On March 24, the 55-year-old sent an e-mail to his extensive list of clients, fans and friends about his intent to send them “…some ‘progression’ images rather than the usual framed painting.”

“I thought some of you may find the steps that I use to paint interesting,” he said of six small canvases he had stretched and then sketched on.

“The first step is to just get them started ... procrastination is a killer. I never really know what scene the animals will be in,” Hacking wrote.

Born and raised in South Africa, the painter said the settings are “mostly from my imagination.”

A child of two artists and the single father of two girls, Hacking first came to the U.S. in 1990 on a vacation that also included an exhibition of his work in Virginia. The painter of wildlife, figurative work, architecture, coastal scenes and landscapes recalled that the exhibition went “really well.”

Hacking has lived in North Conway since 2000. He paints at his home and has a workshop nearby where he builds frames. His “progression” included images of a family of cheetahs, a hippopotamus at a watering hole and a cheetah waiting to pounce.

“It was kind of interesting watching the paintings develop,” Hacking said. “They all progressed nicely and all were very different.”

He finished the last painting on March 31, writing in an e-mail and on his Facebook page that “ ... your enthusiasm has spurred me on to work hard and enjoy painting during these trying times.”

He said he would be interested in doing another such series.
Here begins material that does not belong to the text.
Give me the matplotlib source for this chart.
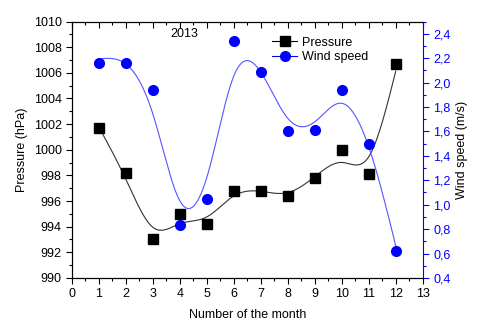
"""Monthly pressure and wind speed for 2013, with smoothed trend curves."""

import matplotlib
matplotlib.use("Agg")
import matplotlib.pyplot as plt
import numpy as np
from matplotlib.ticker import MultipleLocator, FuncFormatter

plt.rcParams["font.family"] = ["Liberation Sans", "DejaVu Sans"]
plt.rcParams["font.size"] = 9

months = [1, 2, 3, 4, 5, 6, 7, 8, 9, 10, 11, 12]
pressure = [1001.7, 998.2, 993.0, 995.0, 994.2, 996.8, 996.8, 996.4, 997.8, 1000.0, 998.1, 1006.7]
wind_speed = [2.16, 2.16, 1.94, 0.83, 1.05, 2.34, 2.09, 1.60, 1.61, 1.94, 1.50, 0.62]

BLUE = "#0000ff"
CURVE_BLUE = "#5555ff"


def smooth_curve(x, y, lam, step=0.02):
    # Whittaker smoother on a fine grid: data nodes weighted, second-difference penalty
    grid = np.arange(min(x), max(x) + step / 2, step)
    n = len(grid)
    w = np.zeros(n)
    z = np.zeros(n)
    for xi, yi in zip(x, y):
        k = int(round((xi - grid[0]) / step))
        w[k] = 1.0
        z[k] = yi
    d = np.diff(np.eye(n), 2, axis=0)
    f = np.linalg.solve(np.diag(w) + lam * d.T @ d, w * z)
    return grid, f


fig = plt.figure(figsize=(4.8, 3.27), dpi=100)
ax = fig.add_axes([0.15, 0.15, 0.7306, 0.784])
ax2 = ax.twinx()

xs, ps = smooth_curve(months, pressure, 7.0e3)
ax.plot(xs, ps, color="#333333", lw=0.8)
ln1, = ax.plot(months, pressure, "s", color="black", ms=6.5, label="Pressure")

xw, ws = smooth_curve(months, wind_speed, 1.1e4)
ax2.plot(xw, ws, color=CURVE_BLUE, lw=0.8)
ln2, = ax2.plot(months, wind_speed, "o", color=BLUE, ms=7, label="Wind speed")

ax.set_xlim(0, 13)
ax.set_ylim(990, 1010)
ax2.set_ylim(0.4, 2.5)

ax.xaxis.set_major_locator(MultipleLocator(1))
ax.xaxis.set_minor_locator(MultipleLocator(0.5))
ax.yaxis.set_major_locator(MultipleLocator(2))
ax.yaxis.set_minor_locator(MultipleLocator(1))
ax2.yaxis.set_major_locator(MultipleLocator(0.2))
ax2.yaxis.set_minor_locator(MultipleLocator(0.1))
ax2.yaxis.set_major_formatter(FuncFormatter(lambda v, _: f"{v:.1f}".replace(".", ",")))

ax.tick_params(axis="x", which="both", direction="out", top=True)
ax.tick_params(axis="y", which="both", direction="out")
ax.tick_params(which="major", length=4, width=0.8)
ax.tick_params(which="minor", length=2, width=0.8)
ax2.tick_params(axis="y", which="both", direction="out", colors=BLUE, width=0.8)
ax2.tick_params(axis="y", which="major", length=4)
ax2.tick_params(axis="y", which="minor", length=2)

# top ticks point into the frame, bottom ones point out
for t in ax.xaxis.get_major_ticks() + ax.xaxis.get_minor_ticks():
    t.tick2line.set_marker(3)

ax2.spines["right"].set_color(BLUE)
ax.spines["right"].set_visible(False)
for side in ["left", "bottom", "top"]:
    ax.spines[side].set_linewidth(0.8)
ax2.spines["right"].set_linewidth(0.8)

ax.set_xlabel("Number of the month", labelpad=6)
ax.set_ylabel("Pressure (hPa)")
ax2.set_ylabel("Wind speed (m/s)")

ax.text(4.15, 1009.0, "2013", ha="center", va="center")

leg = ax2.legend(handles=[ln1, ln2], loc="upper left", bbox_to_anchor=(0.55, 0.97),
                 frameon=False, handlelength=2.0, handletextpad=0.4, borderaxespad=0.2,
                 labelspacing=0.2, fontsize=9)
for h, c in zip(leg.legend_handles, ["black", BLUE]):
    h.set_linestyle("-")
    h.set_linewidth(0.8)
    h.set_color(c)

fig.savefig("out.png", dpi=100)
His youngest daughter, Shauna, who attends Kennett High School, did a short video clip of the first set of paintings and it was well-received, he said.

He acknowledged that showing works in progress is something he normally does not do.

“The one thing I’ve learned over the years is they (the paintings) are going to look really bad before they look really good,” Hacking said. “It’s a weird kind of thing. Right at the end, they just seem to kind of come together.”